* [OBJECTIVE]: Repeat, exactly and completely, the material that follows. Omit the pictures.

* [COLLECTED MATERIAL]:

● ● ●

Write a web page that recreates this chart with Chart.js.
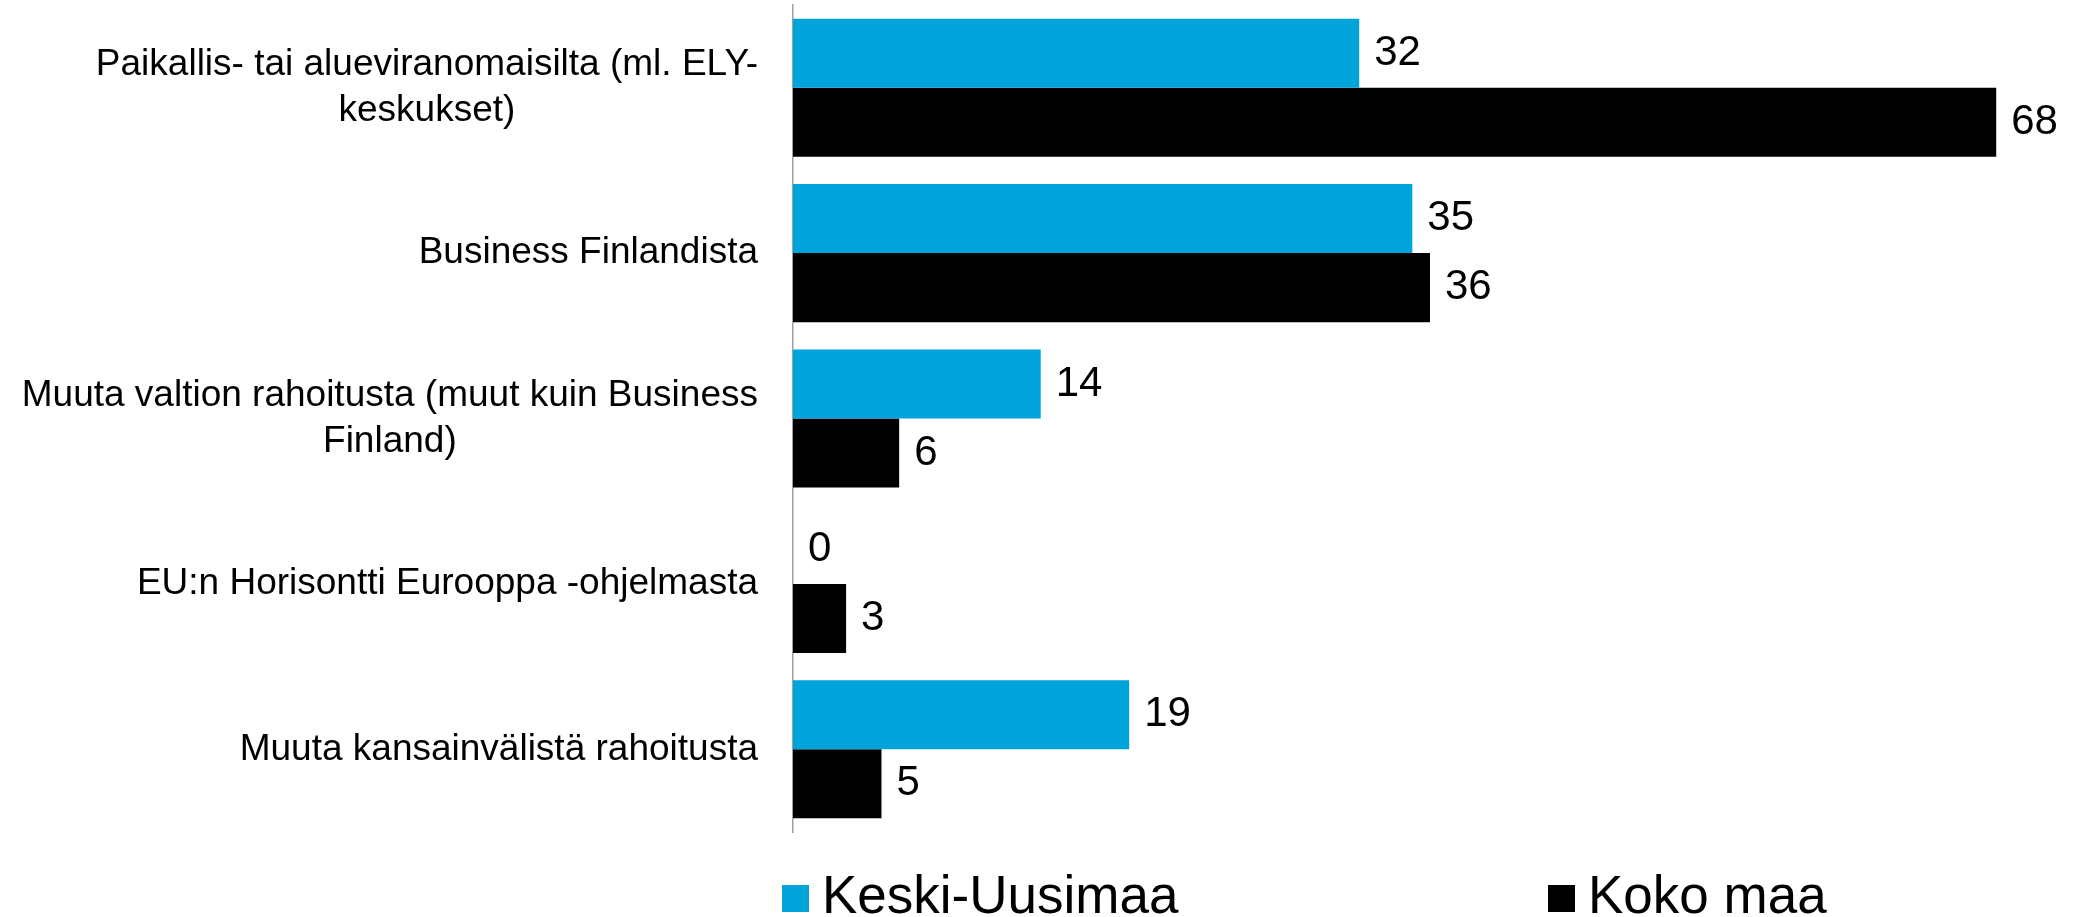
<!DOCTYPE html>
<html>
<head>
<meta charset="utf-8">
<script src="https://cdn.jsdelivr.net/npm/chart.js@4"></script>
<style>
  body { margin: 0; background: #fff; }
  #wrap { width: 2073px; height: 917px; }
</style>
</head>
<body>
<div id="wrap"><canvas id="fundingChart"></canvas></div>
<script>
// Chart data
const categories = [
    ['Paikallis- tai alueviranomaisilta (ml. ELY-', 'keskukset)'],
    'Business Finlandista',
    ['Muuta valtion rahoitusta (muut kuin Business', 'Finland)'],
    'EU:n Horisontti Eurooppa -ohjelmasta',
    'Muuta kansainvälistä rahoitusta'
];
const seriesNames = ['Keski-Uusimaa', 'Koko maa'];
const keskiUusimaa = [32, 35, 14, 0, 19];
const kokoMaa = [68, 36, 6, 3, 5];

const FONT = "'Liberation Sans', Arial, sans-serif";

// category labels: single lines right-aligned, wrapped lines centered on each other
const categoryLabels = {
    id: 'categoryLabels',
    afterDraw(chart) {
        const ctx = chart.ctx;
        const yScale = chart.scales.y;
        const right = chart.chartArea.left - 35;
        ctx.save();
        ctx.font = '37px ' + FONT;
        ctx.fillStyle = '#000';
        ctx.textBaseline = 'middle';
        ctx.textAlign = 'center';
        chart.data.labels.forEach((label, i) => {
            const lines = Array.isArray(label) ? label : [label];
            const maxW = Math.max(...lines.map(l => ctx.measureText(l).width));
            const cx = right - maxW / 2;
            const y = yScale.getPixelForValue(i);
            lines.forEach((line, j) => {
                ctx.fillText(line, cx, y + (j - (lines.length - 1) / 2) * 46);
            });
        });
        ctx.restore();
    }
};

// value labels at bar ends
const valueLabels = {
    id: 'valueLabels',
    afterDatasetsDraw(chart) {
        const ctx = chart.ctx;
        ctx.save();
        ctx.font = '42px ' + FONT;
        ctx.fillStyle = '#000';
        ctx.textBaseline = 'middle';
        ctx.textAlign = 'left';
        chart.data.datasets.forEach((ds, di) => {
            chart.getDatasetMeta(di).data.forEach((bar, i) => {
                ctx.fillText(ds.data[i], bar.x + 15, bar.y);
            });
        });
        ctx.restore();
    }
};

// legend under the plot
const bottomLegend = {
    id: 'bottomLegend',
    afterDraw(chart) {
        const ctx = chart.ctx;
        const positions = [782, 1548];
        ctx.save();
        ctx.font = '53px ' + FONT;
        ctx.textBaseline = 'alphabetic';
        ctx.textAlign = 'left';
        chart.data.datasets.forEach((ds, i) => {
            ctx.fillStyle = ds.backgroundColor;
            ctx.fillRect(positions[i], 885, 27, 27);
            ctx.fillStyle = '#000';
            ctx.fillText(ds.label, positions[i] + 40, 913);
        });
        ctx.restore();
    }
};

const ctx = document.getElementById('fundingChart').getContext('2d');
const fundingChart = new Chart(ctx, {
    type: 'bar',
    data: {
        labels: categories,
        datasets: [
            {
                label: seriesNames[0],
                data: keskiUusimaa,
                backgroundColor: '#00a3da',
                categoryPercentage: 0.835,
                barPercentage: 1.0
            },
            {
                label: seriesNames[1],
                data: kokoMaa,
                backgroundColor: '#000000',
                categoryPercentage: 0.835,
                barPercentage: 1.0
            }
        ]
    },
    options: {
        indexAxis: 'y',
        responsive: true,
        maintainAspectRatio: false,
        animation: false,
        layout: {
            padding: { left: 793, top: 5, right: 6, bottom: 85 }
        },
        plugins: {
            legend: { display: false },
            tooltip: { enabled: false }
        },
        scales: {
            x: {
                display: false,
                min: 0,
                max: 72
            },
            y: {
                ticks: { display: false },
                grid: { display: false, drawTicks: false },
                border: { display: true, color: '#a0a0a0', width: 1.5 }
            }
        }
    },
    plugins: [categoryLabels, valueLabels, bottomLegend]
});
</script>
</body>
</html>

● ● ●

* [FULL RESPONSE]:
Write a web page that recreates this chart with Chart.js.
<!DOCTYPE html>
<html>
<head>
<meta charset="utf-8">
<script src="https://cdn.jsdelivr.net/npm/chart.js@4"></script>
<style>
  body { margin: 0; background: #fff; }
  #wrap { width: 2073px; height: 917px; }
</style>
</head>
<body>
<div id="wrap"><canvas id="fundingChart"></canvas></div>
<script>
// Chart data
const categories = [
    ['Paikallis- tai alueviranomaisilta (ml. ELY-', 'keskukset)'],
    'Business Finlandista',
    ['Muuta valtion rahoitusta (muut kuin Business', 'Finland)'],
    'EU:n Horisontti Eurooppa -ohjelmasta',
    'Muuta kansainvälistä rahoitusta'
];
const seriesNames = ['Keski-Uusimaa', 'Koko maa'];
const keskiUusimaa = [32, 35, 14, 0, 19];
const kokoMaa = [68, 36, 6, 3, 5];

const FONT = "'Liberation Sans', Arial, sans-serif";

// category labels: single lines right-aligned, wrapped lines centered on each other
const categoryLabels = {
    id: 'categoryLabels',
    afterDraw(chart) {
        const ctx = chart.ctx;
        const yScale = chart.scales.y;
        const right = chart.chartArea.left - 35;
        ctx.save();
        ctx.font = '37px ' + FONT;
        ctx.fillStyle = '#000';
        ctx.textBaseline = 'middle';
        ctx.textAlign = 'center';
        chart.data.labels.forEach((label, i) => {
            const lines = Array.isArray(label) ? label : [label];
            const maxW = Math.max(...lines.map(l => ctx.measureText(l).width));
            const cx = right - maxW / 2;
            const y = yScale.getPixelForValue(i);
            lines.forEach((line, j) => {
                ctx.fillText(line, cx, y + (j - (lines.length - 1) / 2) * 46);
            });
        });
        ctx.restore();
    }
};

// value labels at bar ends
const valueLabels = {
    id: 'valueLabels',
    afterDatasetsDraw(chart) {
        const ctx = chart.ctx;
        ctx.save();
        ctx.font = '42px ' + FONT;
        ctx.fillStyle = '#000';
        ctx.textBaseline = 'middle';
        ctx.textAlign = 'left';
        chart.data.datasets.forEach((ds, di) => {
            chart.getDatasetMeta(di).data.forEach((bar, i) => {
                ctx.fillText(ds.data[i], bar.x + 15, bar.y);
            });
        });
        ctx.restore();
    }
};

// legend under the plot
const bottomLegend = {
    id: 'bottomLegend',
    afterDraw(chart) {
        const ctx = chart.ctx;
        const positions = [782, 1548];
        ctx.save();
        ctx.font = '53px ' + FONT;
        ctx.textBaseline = 'alphabetic';
        ctx.textAlign = 'left';
        chart.data.datasets.forEach((ds, i) => {
            ctx.fillStyle = ds.backgroundColor;
            ctx.fillRect(positions[i], 885, 27, 27);
            ctx.fillStyle = '#000';
            ctx.fillText(ds.label, positions[i] + 40, 913);
        });
        ctx.restore();
    }
};

const ctx = document.getElementById('fundingChart').getContext('2d');
const fundingChart = new Chart(ctx, {
    type: 'bar',
    data: {
        labels: categories,
        datasets: [
            {
                label: seriesNames[0],
                data: keskiUusimaa,
                backgroundColor: '#00a3da',
                categoryPercentage: 0.835,
                barPercentage: 1.0
            },
            {
                label: seriesNames[1],
                data: kokoMaa,
                backgroundColor: '#000000',
                categoryPercentage: 0.835,
                barPercentage: 1.0
            }
        ]
    },
    options: {
        indexAxis: 'y',
        responsive: true,
        maintainAspectRatio: false,
        animation: false,
        layout: {
            padding: { left: 793, top: 5, right: 6, bottom: 85 }
        },
        plugins: {
            legend: { display: false },
            tooltip: { enabled: false }
        },
        scales: {
            x: {
                display: false,
                min: 0,
                max: 72
            },
            y: {
                ticks: { display: false },
                grid: { display: false, drawTicks: false },
                border: { display: true, color: '#a0a0a0', width: 1.5 }
            }
        }
    },
    plugins: [categoryLabels, valueLabels, bottomLegend]
});
</script>
</body>
</html>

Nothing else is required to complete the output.